## PROBLEM STATEMENT
Reproduce every record exactly as it appears, but not the pictures.

## TASK INPUTS
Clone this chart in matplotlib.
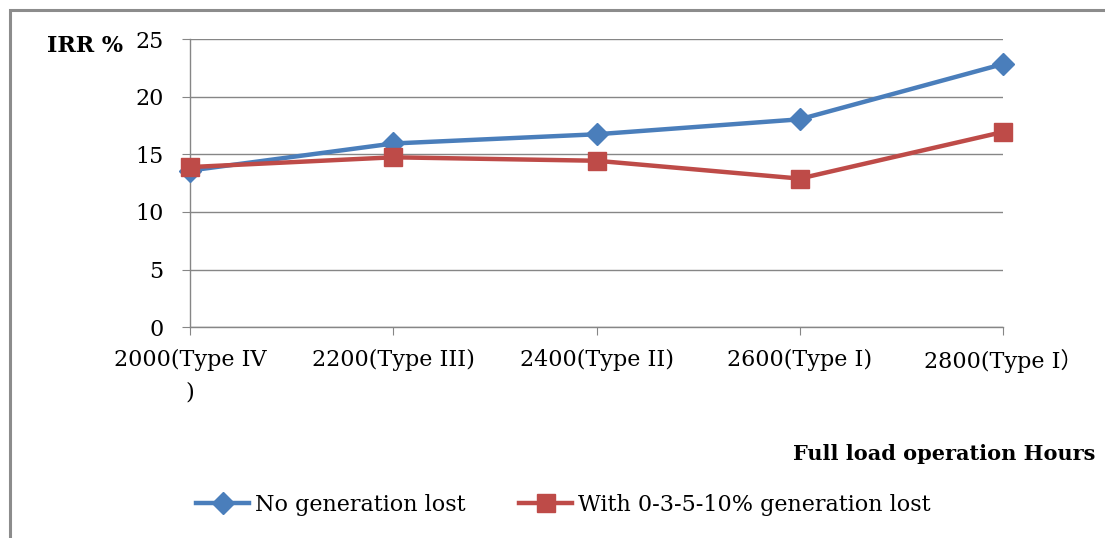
import matplotlib.pyplot as plt
from matplotlib.patches import Rectangle

hours = [2000, 2200, 2400, 2600, 2800]
tick_labels = ['2000(Type IV\n)', '2200(Type III)', '2400(Type II)', '2600(Type I)', '2800(Type I\uff09']
no_loss = [13.6, 15.95, 16.75, 18.05, 22.85]
with_loss = [13.9, 14.75, 14.45, 12.9, 16.95]
yticks = [0, 5, 10, 15, 20, 25]

plt.rcParams['font.family'] = ['DejaVu Serif', 'Noto Sans CJK SC', 'DejaVu Sans']

fig = plt.figure(figsize=(11.05, 5.38), dpi=100)
ax = fig.add_axes([190 / 1105, 1 - 327.1 / 538, (1003 - 190) / 1105, (327.1 - 39.3) / 538])

x = list(range(len(hours)))
ax.plot(x, no_loss, color='#4A7EBB', lw=3.2, marker='D', ms=11, label='No generation lost',
        zorder=3, clip_on=False)
ax.plot(x, with_loss, color='#BE4B48', lw=3.2, marker='s', ms=13, label='With 0-3-5-10% generation lost',
        zorder=4, clip_on=False)

ax.set_xlim(0, len(hours) - 1)
ax.set_ylim(0, 25)
ax.set_yticks(yticks)
ax.set_xticks(x)
ax.set_xticklabels(tick_labels, fontsize=16, linespacing=1.6)
ax.tick_params(axis='y', labelsize=16, length=6, color='#868686', pad=13)
ax.tick_params(axis='x', length=6, color='#868686', pad=10)
ax.grid(axis='y', color='#868686', lw=1)
ax.set_axisbelow(True)
for s in ['top', 'right']:
    ax.spines[s].set_visible(False)
for s in ['left', 'bottom']:
    ax.spines[s].set_color('#868686')
    ax.spines[s].set_linewidth(1)

fig.text(47 / 1105, 1 - 46 / 538, 'IRR %', fontsize=16, fontweight='bold', va='center')
fig.text(793 / 1105, 1 - 454 / 538, 'Full load operation Hours', fontsize=15, fontweight='bold', va='center')

fig.legend(loc='center left', bbox_to_anchor=(176 / 1105, 1 - 505 / 538), ncol=2, frameon=False,
           fontsize=16, handlelength=2.4, columnspacing=2.4, handletextpad=0.25)

fig.patches.append(Rectangle((10 / 1105, -0.1), 1.2, 1 - 10 / 538 + 0.1, transform=fig.transFigure,
                             fill=False, edgecolor='#8c8c8c', lw=2.2))

fig.savefig('out.png', dpi=100)
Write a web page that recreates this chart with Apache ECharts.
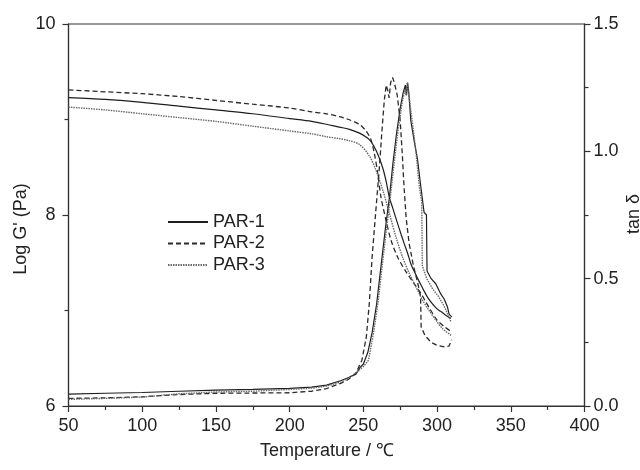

## SOLUTION TO THIS EXERCISE
Clone this chart in matplotlib.
import matplotlib.pyplot as plt
from matplotlib.patches import Rectangle

hours = [2000, 2200, 2400, 2600, 2800]
tick_labels = ['2000(Type IV\n)', '2200(Type III)', '2400(Type II)', '2600(Type I)', '2800(Type I\uff09']
no_loss = [13.6, 15.95, 16.75, 18.05, 22.85]
with_loss = [13.9, 14.75, 14.45, 12.9, 16.95]
yticks = [0, 5, 10, 15, 20, 25]

plt.rcParams['font.family'] = ['DejaVu Serif', 'Noto Sans CJK SC', 'DejaVu Sans']

fig = plt.figure(figsize=(11.05, 5.38), dpi=100)
ax = fig.add_axes([190 / 1105, 1 - 327.1 / 538, (1003 - 190) / 1105, (327.1 - 39.3) / 538])

x = list(range(len(hours)))
ax.plot(x, no_loss, color='#4A7EBB', lw=3.2, marker='D', ms=11, label='No generation lost',
        zorder=3, clip_on=False)
ax.plot(x, with_loss, color='#BE4B48', lw=3.2, marker='s', ms=13, label='With 0-3-5-10% generation lost',
        zorder=4, clip_on=False)

ax.set_xlim(0, len(hours) - 1)
ax.set_ylim(0, 25)
ax.set_yticks(yticks)
ax.set_xticks(x)
ax.set_xticklabels(tick_labels, fontsize=16, linespacing=1.6)
ax.tick_params(axis='y', labelsize=16, length=6, color='#868686', pad=13)
ax.tick_params(axis='x', length=6, color='#868686', pad=10)
ax.grid(axis='y', color='#868686', lw=1)
ax.set_axisbelow(True)
for s in ['top', 'right']:
    ax.spines[s].set_visible(False)
for s in ['left', 'bottom']:
    ax.spines[s].set_color('#868686')
    ax.spines[s].set_linewidth(1)

fig.text(47 / 1105, 1 - 46 / 538, 'IRR %', fontsize=16, fontweight='bold', va='center')
fig.text(793 / 1105, 1 - 454 / 538, 'Full load operation Hours', fontsize=15, fontweight='bold', va='center')

fig.legend(loc='center left', bbox_to_anchor=(176 / 1105, 1 - 505 / 538), ncol=2, frameon=False,
           fontsize=16, handlelength=2.4, columnspacing=2.4, handletextpad=0.25)

fig.patches.append(Rectangle((10 / 1105, -0.1), 1.2, 1 - 10 / 538 + 0.1, transform=fig.transFigure,
                             fill=False, edgecolor='#8c8c8c', lw=2.2))

fig.savefig('out.png', dpi=100)
Write a web page that recreates this chart with Apache ECharts.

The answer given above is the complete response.